*Request:* Output the material exactly, but drop every image it holds.

# START OF Provided data

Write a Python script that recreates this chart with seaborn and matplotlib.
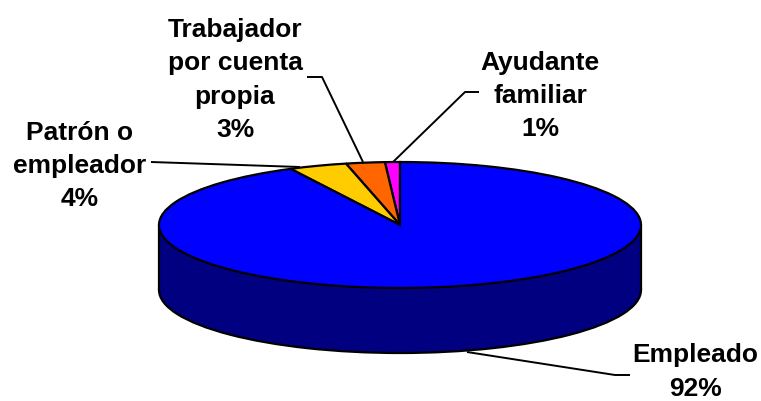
import matplotlib
matplotlib.use("Agg")
import matplotlib.pyplot as plt
import seaborn as sns

# categories, going counter clockwise from 12 o'clock
categories = ["Ayudante\nfamiliar", "Trabajador\npor cuenta\npropia", "Patrón o\nempleador", "Empleado"]
shares = [1.0, 2.6, 3.9, 92.5]
pct_labels = ["1%", "3%", "4%", "92%"]
colors = ["#FF00FF", "#FF6600", "#FFCC00", "#0000FF"]
side_color = "#000080"

sns.set_theme(style="white")
plt.rcParams["font.family"] = ["Liberation Sans", "DejaVu Sans"]

W, H = 761, 402
cx, cy = 400, 226   # pie centre in pixels
rx, ry = 241, 63
depth = 65


# pixel position -> data position
def px(x, y):
    return (x - cx) / rx, (cy - y) / ry


fig = plt.figure(figsize=(W / 100, H / 100), dpi=100)
ax = fig.add_axes([0, 0, 1, 1])

edge = {"edgecolor": "black", "linewidth": 1.6}

# side wall: same pie moved down, plus a band up to the top face
d = depth / ry
ax.pie([sum(shares)], colors=[side_color], center=(0, -d), wedgeprops=edge, startangle=90)
ax.bar(0, d, width=2, bottom=-d, color=side_color, linewidth=0, zorder=2)
ax.vlines([-1, 1], -d, 0, color="black", linewidth=1.6, zorder=3)

# top face
ax.pie(shares, colors=colors, startangle=90, wedgeprops={**edge, "zorder": 4})

# pie() forces equal aspect, squash it into an ellipse
ax.set_aspect("auto")
ax.set_xlim(-cx / rx, (W - cx) / rx)
ax.set_ylim((cy - H) / ry, cy / ry)
ax.set_axis_off()

# leader lines
leaders = [
    [(479, 93), (465, 93), (393, 163)],
    [(307, 78), (322, 78), (363, 163)],
    [(151, 163), (300, 168)],
    [(467, 353), (615, 376), (630, 376)],
]
for pts in leaders:
    xy = [px(*p) for p in pts]
    ax.plot([p[0] for p in xy], [p[1] for p in xy], color="black", lw=1.4, zorder=5,
            solid_capstyle="butt")

# labels
label_pos = [(540, 96), (235, 80), (80, 166), (695, 372)]
for name, pct, pos in zip(categories, pct_labels, label_pos):
    x, y = px(*pos)
    ax.text(x, y, f"{name}\n{pct}", ha="center", va="center", fontsize=19,
            fontweight="bold", color="black", linespacing=1.48, zorder=6)

fig.savefig("out.png", dpi=100, facecolor="white")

# END OF Provided data

*The result:*
Write a Python script that recreates this chart with seaborn and matplotlib.
import matplotlib
matplotlib.use("Agg")
import matplotlib.pyplot as plt
import seaborn as sns

# categories, going counter clockwise from 12 o'clock
categories = ["Ayudante\nfamiliar", "Trabajador\npor cuenta\npropia", "Patrón o\nempleador", "Empleado"]
shares = [1.0, 2.6, 3.9, 92.5]
pct_labels = ["1%", "3%", "4%", "92%"]
colors = ["#FF00FF", "#FF6600", "#FFCC00", "#0000FF"]
side_color = "#000080"

sns.set_theme(style="white")
plt.rcParams["font.family"] = ["Liberation Sans", "DejaVu Sans"]

W, H = 761, 402
cx, cy = 400, 226   # pie centre in pixels
rx, ry = 241, 63
depth = 65


# pixel position -> data position
def px(x, y):
    return (x - cx) / rx, (cy - y) / ry


fig = plt.figure(figsize=(W / 100, H / 100), dpi=100)
ax = fig.add_axes([0, 0, 1, 1])

edge = {"edgecolor": "black", "linewidth": 1.6}

# side wall: same pie moved down, plus a band up to the top face
d = depth / ry
ax.pie([sum(shares)], colors=[side_color], center=(0, -d), wedgeprops=edge, startangle=90)
ax.bar(0, d, width=2, bottom=-d, color=side_color, linewidth=0, zorder=2)
ax.vlines([-1, 1], -d, 0, color="black", linewidth=1.6, zorder=3)

# top face
ax.pie(shares, colors=colors, startangle=90, wedgeprops={**edge, "zorder": 4})

# pie() forces equal aspect, squash it into an ellipse
ax.set_aspect("auto")
ax.set_xlim(-cx / rx, (W - cx) / rx)
ax.set_ylim((cy - H) / ry, cy / ry)
ax.set_axis_off()

# leader lines
leaders = [
    [(479, 93), (465, 93), (393, 163)],
    [(307, 78), (322, 78), (363, 163)],
    [(151, 163), (300, 168)],
    [(467, 353), (615, 376), (630, 376)],
]
for pts in leaders:
    xy = [px(*p) for p in pts]
    ax.plot([p[0] for p in xy], [p[1] for p in xy], color="black", lw=1.4, zorder=5,
            solid_capstyle="butt")

# labels
label_pos = [(540, 96), (235, 80), (80, 166), (695, 372)]
for name, pct, pos in zip(categories, pct_labels, label_pos):
    x, y = px(*pos)
    ax.text(x, y, f"{name}\n{pct}", ha="center", va="center", fontsize=19,
            fontweight="bold", color="black", linespacing=1.48, zorder=6)

fig.savefig("out.png", dpi=100, facecolor="white")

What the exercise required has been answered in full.